Negara Kesulitan Kumpulkan Pajak Ekspor Kopi Liberika

id negara kesulitan, kumpulkan pajak, ekspor kopi liberika

Negara Kesulitan Kumpulkan Pajak Ekspor Kopi Liberika

Pekanbaru (Antarariau.com) - Negara diklaim telah kehilangan pendapatan dari pajak ekspor kopi liberika dari Kabupaten Kepulauan Meranti, Provinsi Riau, menuju negeri jiran Malaysia.

"Dekatnya jarak wilayah Meranti ke Malaysia, karena cuma terpisah Selat Malaka. Di tambah banyak pelabuhan tikus," ucap Ketua Ikatan Pelajar Selatpanjang, Fitra Alfiansyah di Pekanbaru, Selasa.

Menurutnya, banyak terdapat pelabuhan tikus di Kepulauan Meranti telah menyulitkan aparat Bea Cukai setempat dalam memungut tarif pajak ekspor sebagai sumber pendapatan bagi Negara.

Lazimnya para eksportir kopi liberika Meranti adalah para pendatang, atau etnis keturunan. Terdapat juga, beberapa warga negara Malaysia memiliki akses langsung baik ke pengumpul atau petani kopi.

Seperti diketahui, jarak wilayah Selatpanjang sebagai ibu kota Meranti dengan Batu Pahat, distrik di negara bagian barat Johor, Malaysia hanya 94,90 kilometer melalui jalur perairan.
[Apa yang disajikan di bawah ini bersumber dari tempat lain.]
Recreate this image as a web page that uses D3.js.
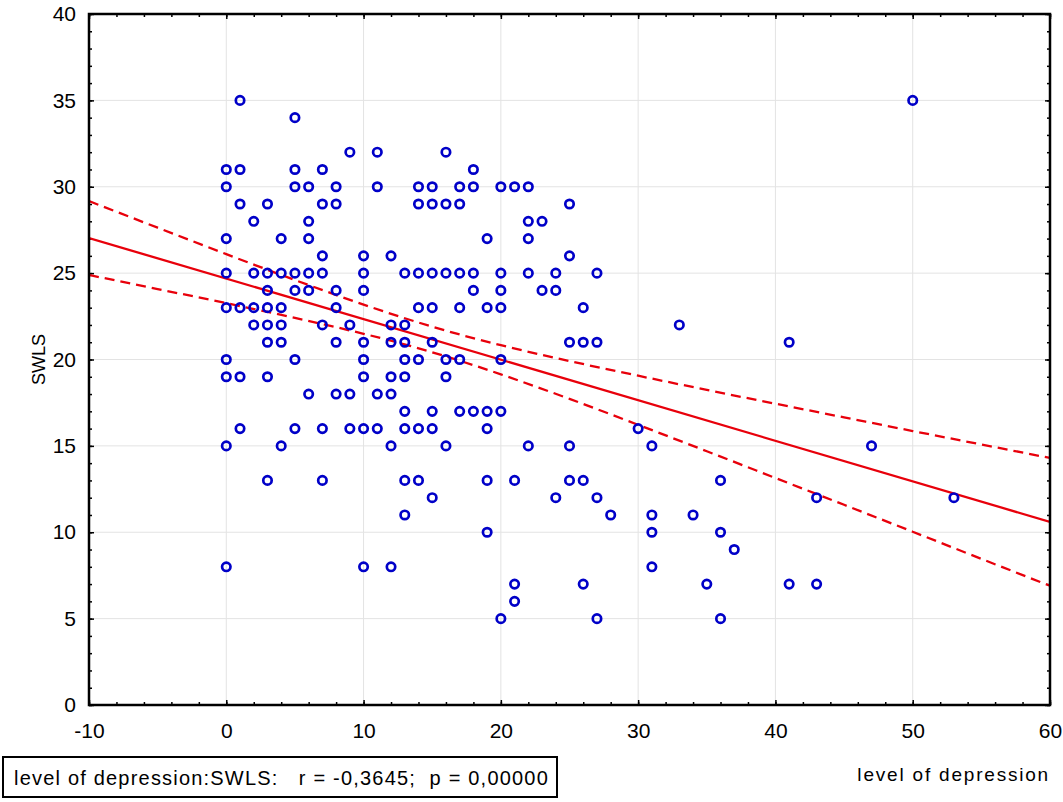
<!DOCTYPE html>
<html>
<head>
<meta charset="utf-8">
<script src="https://cdn.jsdelivr.net/npm/d3@7"></script>
<style>
  body { margin: 0; background: #fff; }
  text { font-family: "Liberation Sans", Arial, sans-serif; fill: #000; }
</style>
</head>
<body>
<div id="chart"></div>
<script>
// level of depression (x) and SWLS (y) for every visible point
const depression = [
  0,0,0,0,0,0,0,0,0,
  1,1,1,1,1,1,
  2,2,2,2,
  3,3,3,3,3,3,3,3,
  4,4,4,4,4,4,
  5,5,5,5,5,5,5,
  6,6,6,6,6,6,
  7,7,7,7,7,7,7,
  8,8,8,8,8,8,
  9,9,9,9,
  10,10,10,10,10,10,10,10,
  11,11,11,11,
  12,12,12,12,12,12,12,
  13,13,13,13,13,13,13,13,13,
  14,14,14,14,14,14,14,
  15,15,15,15,15,15,15,15,
  16,16,16,16,16,16,
  17,17,17,17,17,17,
  18,18,18,18,18,
  19,19,19,19,19,19,
  20,20,20,20,20,20,20,
  21,21,21,21,
  22,22,22,22,22,
  23,23,
  24,24,24,
  25,25,25,25,25,
  26,26,26,26,
  27,27,27,27,
  28,
  30,
  31,31,31,31,
  33,
  34,
  35,
  36,36,36,
  37,
  41,41,
  43,43,
  47,
  50,
  53
];
const swls = [
  31,30,27,25,23,20,19,15,8,
  35,31,29,23,19,16,
  28,25,23,22,
  29,25,24,23,22,21,19,13,
  27,25,23,22,21,15,
  34,31,30,25,24,20,16,
  30,28,27,25,24,18,
  31,29,26,25,22,16,13,
  30,29,24,23,21,18,
  32,22,18,16,
  26,25,24,21,20,19,16,8,
  32,30,18,16,
  26,22,21,19,18,15,8,
  25,22,21,20,19,17,16,13,11,
  30,29,25,23,20,16,13,
  30,29,25,23,21,17,16,12,
  32,29,25,20,19,15,
  30,29,25,23,20,17,
  31,30,25,24,17,
  27,23,17,16,13,10,
  30,25,24,23,20,17,5,
  30,13,7,6,
  30,28,27,25,15,
  28,24,
  25,24,12,
  29,26,21,15,13,
  23,21,13,7,
  25,21,12,5,
  11,
  16,
  15,11,10,8,
  22,
  11,
  7,
  13,10,5,
  9,
  21,7,
  12,7,
  15,
  35,
  12
];

// fitted line and 95% band
const fitX = [-10, 60];
const fitY = [27.03, 10.60];
const bandX = [-10, -5, 0, 5, 10, 15, 20, 25, 30, 35, 40, 45, 50, 55, 60];
const bandUpper = [29.17, 27.63, 26.10, 24.60, 23.18, 21.90, 20.83, 19.91, 19.06, 18.24, 17.44, 16.65, 15.86, 15.08, 14.30];
const bandLower = [24.89, 24.08, 23.26, 22.41, 21.49, 20.42, 19.14, 17.72, 16.22, 14.69, 13.14, 11.59, 10.03, 8.46, 6.90];

const xTicks = [-10, 0, 10, 20, 30, 40, 50, 60];
const yTicks = [0, 5, 10, 15, 20, 25, 30, 35, 40];
const xMinor = d3.range(-10, 61, 2);
const yMinor = d3.range(0, 41, 1);

const xTitle = "level of depression";
const yTitle = "SWLS";
const statText = "level of depression:SWLS:   r = -0,3645;  p = 0,00000";

const width = 1063, height = 802;
const mLeft = 89, mRight = 1050, mTop = 14, mBottom = 705;

const svg = d3.select("#chart").append("svg")
  .attr("width", width)
  .attr("height", height)
  .style("display", "block");

const x = d3.scaleLinear().domain([-10, 60]).range([mLeft, mRight]);
const y = d3.scaleLinear().domain([0, 40]).range([mBottom, mTop]);

svg.append("defs").append("clipPath").attr("id", "plotClip")
  .append("rect")
  .attr("x", mLeft).attr("y", mTop)
  .attr("width", mRight - mLeft).attr("height", mBottom - mTop);

// grid
const grid = svg.append("g").attr("stroke", "#e3e3e3").attr("stroke-width", 1);
grid.selectAll(".gx").data(xTicks.slice(1, -1)).enter().append("line")
  .attr("x1", d => x(d)).attr("x2", d => x(d))
  .attr("y1", mTop).attr("y2", mBottom);
grid.selectAll(".gy").data(yTicks.slice(1, -1)).enter().append("line")
  .attr("x1", mLeft).attr("x2", mRight)
  .attr("y1", d => y(d)).attr("y2", d => y(d));

// minor ticks on all four sides
function minorAxis(axis, pos) {
  const g = svg.append("g").attr("transform", pos).call(axis.tickSizeInner(-3).tickSizeOuter(0).tickFormat(""));
  g.select(".domain").remove();
  g.selectAll("line").attr("stroke-width", 1.5);
}
minorAxis(d3.axisBottom(x).tickValues(xMinor), `translate(0,${mBottom})`);
minorAxis(d3.axisTop(x).tickValues(xMinor), `translate(0,${mTop})`);
minorAxis(d3.axisLeft(y).tickValues(yMinor), `translate(${mLeft},0)`);
minorAxis(d3.axisRight(y).tickValues(yMinor), `translate(${mRight},0)`);

// major axes (plain hyphen for negatives, like the original)
const plain = d => String(d);
const xAxis = svg.append("g").attr("transform", `translate(0,${mBottom})`)
  .call(d3.axisBottom(x).tickValues(xTicks).tickFormat(plain).tickSizeInner(-5).tickSizeOuter(0).tickPadding(18));
const yAxis = svg.append("g").attr("transform", `translate(${mLeft},0)`)
  .call(d3.axisLeft(y).tickValues(yTicks).tickFormat(plain).tickSizeInner(-5).tickSizeOuter(0).tickPadding(13));
[xAxis, yAxis].forEach(g => {
  g.select(".domain").remove();
  g.selectAll("line").attr("stroke-width", 1.5);
  g.selectAll("text").attr("font-size", 21).attr("font-family", "Liberation Sans, Arial, sans-serif");
});
const topAxis = svg.append("g").attr("transform", `translate(0,${mTop})`)
  .call(d3.axisTop(x).tickValues(xTicks).tickSizeInner(-5).tickSizeOuter(0).tickFormat(""));
const rightAxis = svg.append("g").attr("transform", `translate(${mRight},0)`)
  .call(d3.axisRight(y).tickValues(yTicks).tickSizeInner(-5).tickSizeOuter(0).tickFormat(""));
[topAxis, rightAxis].forEach(g => {
  g.select(".domain").remove();
  g.selectAll("line").attr("stroke-width", 1.5);
});

// regression line and confidence band
const plot = svg.append("g").attr("clip-path", "url(#plotClip)");
const line = d3.line().x(d => x(d[0])).y(d => y(d[1])).curve(d3.curveNatural);

plot.append("path")
  .datum(fitX.map((v, i) => [v, fitY[i]]))
  .attr("d", d3.line().x(d => x(d[0])).y(d => y(d[1])))
  .attr("fill", "none").attr("stroke", "#e8000b").attr("stroke-width", 2.3);

[bandUpper, bandLower].forEach(band => {
  plot.append("path")
    .datum(bandX.map((v, i) => [v, band[i]]))
    .attr("d", line)
    .attr("fill", "none").attr("stroke", "#e8000b").attr("stroke-width", 2.3)
    .attr("stroke-dasharray", "10,6");
});

// points
plot.selectAll("circle")
  .data(depression.map((d, i) => [d, swls[i]]))
  .enter().append("circle")
  .attr("cx", d => x(d[0]))
  .attr("cy", d => y(d[1]))
  .attr("r", 4.2)
  .attr("fill", "none")
  .attr("stroke", "#0000c8")
  .attr("stroke-width", 2.7);

// frame
svg.append("rect")
  .attr("x", mLeft).attr("y", mTop)
  .attr("width", mRight - mLeft).attr("height", mBottom - mTop)
  .attr("fill", "none").attr("stroke", "#000").attr("stroke-width", 2.5);

// titles
svg.append("text")
  .attr("transform", `translate(45,${(mTop + mBottom) / 2}) rotate(-90)`)
  .attr("text-anchor", "middle")
  .attr("font-size", 18)
  .text(yTitle);

svg.append("text")
  .attr("x", mRight).attr("y", 781)
  .attr("text-anchor", "end")
  .attr("font-size", 19)
  .attr("letter-spacing", 1.8)
  .text(xTitle);

// stats box
svg.append("rect")
  .attr("x", 3).attr("y", 757).attr("width", 554).attr("height", 40)
  .attr("fill", "#fff").attr("stroke", "#000").attr("stroke-width", 2);
svg.append("text")
  .attr("x", 14).attr("y", 785)
  .attr("font-size", 20)
  .attr("letter-spacing", 1.2)
  .style("white-space", "pre")
  .attr("xml:space", "preserve")
  .text(statText);
</script>
</body>
</html>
"Mereka ini terutama etnis keturunan, beli kopi dari pengumpul dengan tekan harga. Belum lagi, jika dari petani. Liberika tersebut, dipasarkan dengan harga tinggi sesuai prinsip ekonomi," katanya.

Fitra menyebut, meski data Badan Pusat Statistik Provinsi Riau secara kumulatif nilai ekspor hingga Oktober 2016 sebesar 10,89 miliar dolar Amerika Serikat, termasuk Malaysia peringkat tiga negara tujuan ekspor, tapi tidak termasuk ekspor kopi Meranti.
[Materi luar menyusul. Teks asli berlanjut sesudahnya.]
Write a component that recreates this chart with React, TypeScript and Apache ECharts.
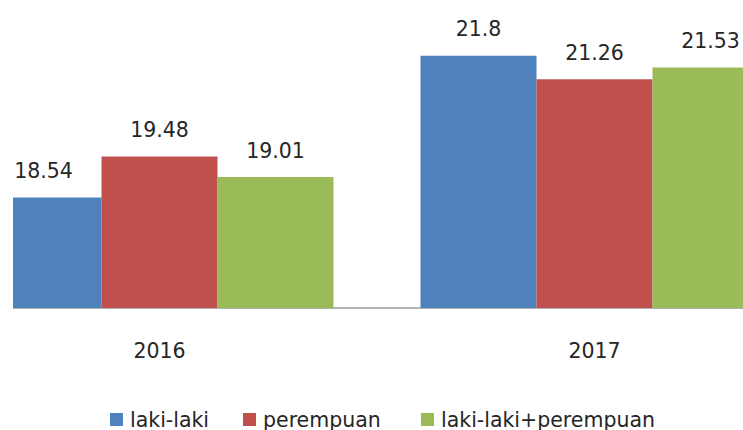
import React, { useEffect, useRef } from "react";
import * as echarts from "echarts";

const years = ["2016", "2017"];
const seriesNames = ["laki-laki", "perempuan", "laki-laki+perempuan"];
const lakiLaki = [18.54, 21.8];
const perempuan = [19.48, 21.26];
const total = [19.01, 21.53];
const colors = ["#4F81BD", "#C0504D", "#9BBB59"];

const FONT = "DejaVu Sans";
const TEXT = "#262626";

export default function App() {
  const ref = useRef<HTMLDivElement>(null);
  useEffect(() => {
    if (!ref.current) return;
    document.body.style.margin = "0";
    document.body.style.overflow = "hidden";
    const chart = echarts.init(ref.current, undefined, { renderer: "svg" });
    const values = [lakiLaki, perempuan, total];
    const offset = 58; // chart div starts at page x = -58
    const legendLeft = [110, 243, 421];
    chart.setOption({
      animation: false,
      grid: { left: 0, right: 0, top: 47, bottom: 122, containLabel: false },
      xAxis: {
        type: "category",
        data: years,
        axisLine: { show: true, lineStyle: { color: "#999999", width: 1.5 } },
        axisTick: { show: false },
        axisLabel: { fontFamily: FONT, fontSize: 20.5, color: TEXT, margin: 32 },
      },
      yAxis: {
        type: "value",
        min: 16,
        max: 22,
        show: false,
        splitLine: { show: false },
      },
      legend: seriesNames.map((n, i) => ({
        data: [n],
        left: legendLeft[i] + offset,
        top: 409,
        icon: "rect",
        itemWidth: 13,
        itemHeight: 13,
        padding: 0,
        textStyle: { fontFamily: FONT, fontSize: 20.5, color: TEXT, lineHeight: 20, padding: [0, 0, 0, 2] },
      })),
      series: seriesNames.map((n, i) => ({
        name: n,
        type: "bar",
        data: values[i],
        barGap: "0%",
        barCategoryGap: "20%",
        itemStyle: { color: colors[i] },
        label: {
          show: true,
          position: "top",
          distance: 16,
          fontFamily: FONT,
          fontSize: 20.5,
          color: TEXT,
        },
      })),
    });
    return () => chart.dispose();
  }, []);
  return (
    <div style={{ position: "fixed", left: 13, top: 0, width: 730, height: 430, overflow: "hidden", background: "#fff" }}>
      <div ref={ref} style={{ position: "absolute", left: -71, top: 0, width: 870, height: 430 }} />
    </div>
  );
}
"Bagaimana ditulis data ekspor, sedang lewat Bea Cukai tidak mau?. Ujungnya, bukan negara saja dirugikan, tetapi petani jauh lebih menderita lagi. Kini, kebun kopi mereka terus berkurang akibat intrusi," tegasnya.

"Bahkan kabar terakhir yang saya dapatkan, kopi liberika Meranti dikemas lagi jadi produksi Malaysia untuk diekspor ke luar. Sebagian lagi diolah jadi bubuk kopi bermerek," beber Fitra.

Romadani, penampung kopi liberika Meranti pernah mengaku, mayoritas kopi setempat harus dilempar ke Malaysia melalui pedagang lain atau rantai eksportir di Riau.

"Keuntungan yang kita dapat, sangat kecil sekali. Tapi mau tidak mau, itu harus kita lakukan karena peminat liberika lebih besar di Malaysia," ucapnya.

Solehudin, petani kopi berasal Kecamatan Rangsang mengatakan, kopi liberika yang mereka hasilkan menjadi primadona bagi penikmat kopi di negeri jiran tersebut.

Ini terjadi karena varietas kopi jenis itu belum dikenal luas di negeri sendiri, karena bisa jadi kurangnya promosi baik pemerintah atau swasta.

"Faktanya dalam satu bulan, bisa tiga hingga lima ton kami kirim ke Malaysia. Itu kalau lagi panen raya. Pengiriman dalam bentuk green bean (biji kopi kering)," katanya.